Friday, October 16, 2009

Release... pending

I can't believe it, but I'm almost done.
Bar saving out high scores, options to turn the sound off, pause screens and similar trivia, it's done.

Best of all, the game is really good. I'd buy it (although saying that reminds me of Buffalo Bill preparing for some naked mirror dancing in Silence of the Lambs - but maybe that's just me. Wait... I'm drifting...)

...and I've always thought you can tell how good a game is by how long the testing process takes.

Testing the game takes a long time. This is not because there's so much to debug (it's a modest little title, as it was supposed to be), but because I keep forgetting I'm supposed to be debugging it and find myself - half an hour later - staring at the Game Over screen wondering what it is I was supposed to be doing.

After the enormous massive-team, aeon-long timescale endeavours of the Fable series, this is a small, simple, addictive, fun little game. No feature-bloat. No agonising over key design decisions, story points, or cuts, and now it's pretty much done.

There has been something quite wonderful about the process of making Bounce, and the demands it has placed on me, personally, rather than some other unfortunate. Turnaround speed and feature implementation is frequently measured in minutes.

I make up to eight builds a day. That's not just eight compiles, but eight instances where I feel such a significant amount has changed that I need to individually name and backup the file to avoid significant (and heartbreaking) loss.
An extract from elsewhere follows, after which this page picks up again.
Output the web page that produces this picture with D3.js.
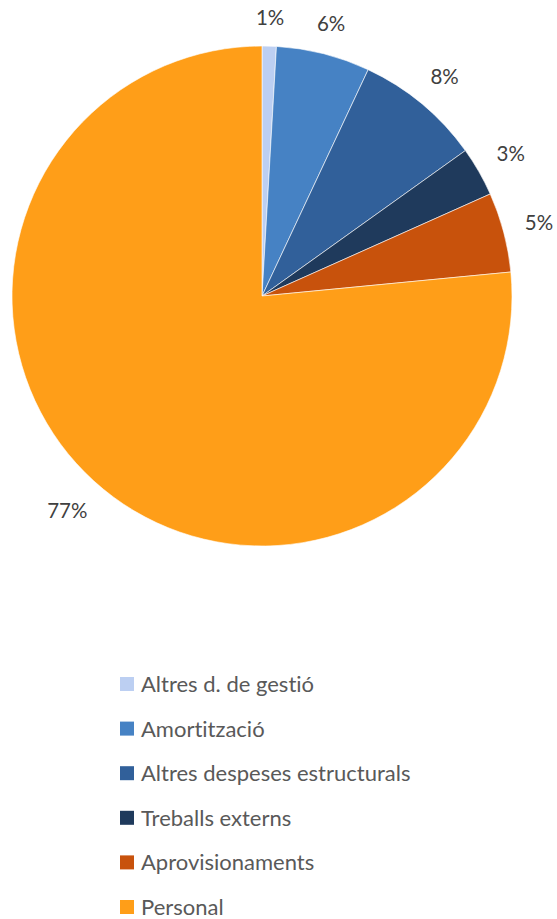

Here's an example. Up until yesterday, the beginning of the game was far too abrupt. From the start menu you tapped the screen and you were off! The time limit began ticking down immediately. It was jarring and stressful, nothing like the calm, rhythmic experience that the game was supposed to be.
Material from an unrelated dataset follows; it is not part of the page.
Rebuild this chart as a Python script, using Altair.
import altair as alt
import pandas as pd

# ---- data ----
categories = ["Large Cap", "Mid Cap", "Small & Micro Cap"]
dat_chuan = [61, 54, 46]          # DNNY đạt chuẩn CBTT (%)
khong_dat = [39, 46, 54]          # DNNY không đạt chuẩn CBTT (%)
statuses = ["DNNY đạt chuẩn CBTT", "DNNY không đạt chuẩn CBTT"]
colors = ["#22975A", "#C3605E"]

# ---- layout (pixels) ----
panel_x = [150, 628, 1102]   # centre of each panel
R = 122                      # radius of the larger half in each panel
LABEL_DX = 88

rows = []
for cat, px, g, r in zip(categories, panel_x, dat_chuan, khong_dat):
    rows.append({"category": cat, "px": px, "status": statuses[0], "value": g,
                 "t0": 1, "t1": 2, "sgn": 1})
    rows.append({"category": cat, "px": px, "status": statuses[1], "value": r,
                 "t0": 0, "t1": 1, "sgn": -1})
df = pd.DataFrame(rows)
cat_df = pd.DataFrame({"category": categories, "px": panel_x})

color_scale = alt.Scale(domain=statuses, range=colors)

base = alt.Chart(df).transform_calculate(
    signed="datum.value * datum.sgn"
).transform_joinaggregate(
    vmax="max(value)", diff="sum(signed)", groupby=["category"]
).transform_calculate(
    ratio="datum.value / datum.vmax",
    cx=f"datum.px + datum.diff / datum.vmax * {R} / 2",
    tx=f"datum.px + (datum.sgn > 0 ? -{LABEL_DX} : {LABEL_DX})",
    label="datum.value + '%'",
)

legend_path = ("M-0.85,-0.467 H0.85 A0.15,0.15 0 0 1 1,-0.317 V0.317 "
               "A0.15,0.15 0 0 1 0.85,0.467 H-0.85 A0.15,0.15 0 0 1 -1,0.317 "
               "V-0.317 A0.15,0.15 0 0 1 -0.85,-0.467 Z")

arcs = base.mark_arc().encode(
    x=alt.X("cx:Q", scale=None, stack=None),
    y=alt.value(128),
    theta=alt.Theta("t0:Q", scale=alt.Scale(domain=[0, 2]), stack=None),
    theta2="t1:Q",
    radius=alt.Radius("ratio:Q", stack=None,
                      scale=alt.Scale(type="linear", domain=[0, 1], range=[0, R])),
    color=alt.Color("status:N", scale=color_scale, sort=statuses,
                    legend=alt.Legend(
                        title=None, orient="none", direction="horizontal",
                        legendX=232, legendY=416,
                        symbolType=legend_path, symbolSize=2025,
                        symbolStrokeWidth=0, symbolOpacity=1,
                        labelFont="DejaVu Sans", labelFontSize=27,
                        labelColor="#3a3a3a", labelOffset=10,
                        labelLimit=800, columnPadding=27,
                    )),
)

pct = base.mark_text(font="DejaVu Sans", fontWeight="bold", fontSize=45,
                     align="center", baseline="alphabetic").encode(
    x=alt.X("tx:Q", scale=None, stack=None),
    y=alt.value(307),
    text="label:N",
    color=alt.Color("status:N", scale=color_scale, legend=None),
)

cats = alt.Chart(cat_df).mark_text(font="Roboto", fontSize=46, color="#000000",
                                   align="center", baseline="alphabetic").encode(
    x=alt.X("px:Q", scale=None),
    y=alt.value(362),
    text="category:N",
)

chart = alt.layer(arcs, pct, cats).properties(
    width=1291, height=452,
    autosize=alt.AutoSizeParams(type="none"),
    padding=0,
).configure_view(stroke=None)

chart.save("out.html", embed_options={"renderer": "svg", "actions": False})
As such I decided to add a countdown to the beginning, in cute Japanese racing-game fashion. I went downstairs to my sound recording PC, booted up Audacity and counted down into a microphone three times. I layered these over each other, then pitch-shifted the sample up an octave. I then split the file into the individual sounds and plonked them in dropbox, a remarkable little file-sharing and backup utility.

I returned upstairs to the dining table where I code (my wife, Kara, is appalled that our main living space has somehow become my office) and dragged the files from dropbox into the game project. Done.
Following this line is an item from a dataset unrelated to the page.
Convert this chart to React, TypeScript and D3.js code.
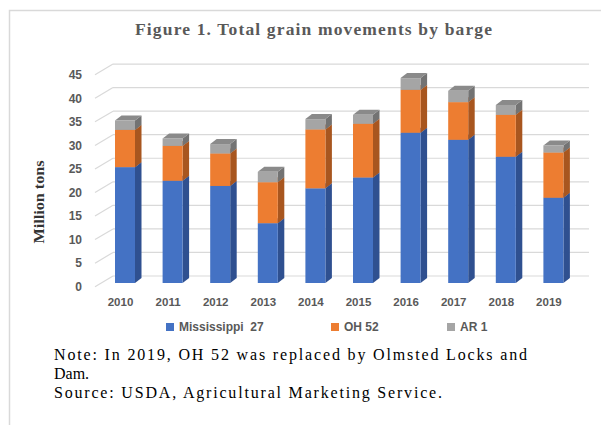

I could see the outcome and efficacy of my design decision less than half an hour after I made it. I repeated this process about 6 times for the different sounds and found I had finished the entire game's sound effect set before lunch. Yes, alright, I did at one point have a balloon that sounded like a very specific brand of American flushing toilet, but I went back and changed it. In minutes. Not months.

Marvellous.

I must make mention here of the wonderful sfxr, without which the whole sound creation thing would have been much more painful. Anyone who ever worked on the C64 will find themselves crying a small tear of nostalgia.

So now I have a game sitting in front of me. It requires a few cosmetic tweaks, but it's pretty much done...

...or is it? Now I have to make a decision whether to release early and update, or alternatively to keep adding to the feature-set. I mean, I have a great idea for a way to use rare cheeses in the game. And don't get me started on how a hard-hat could really turn the whole bonus experience on its head.

Perhaps things haven't changed quite so much after all.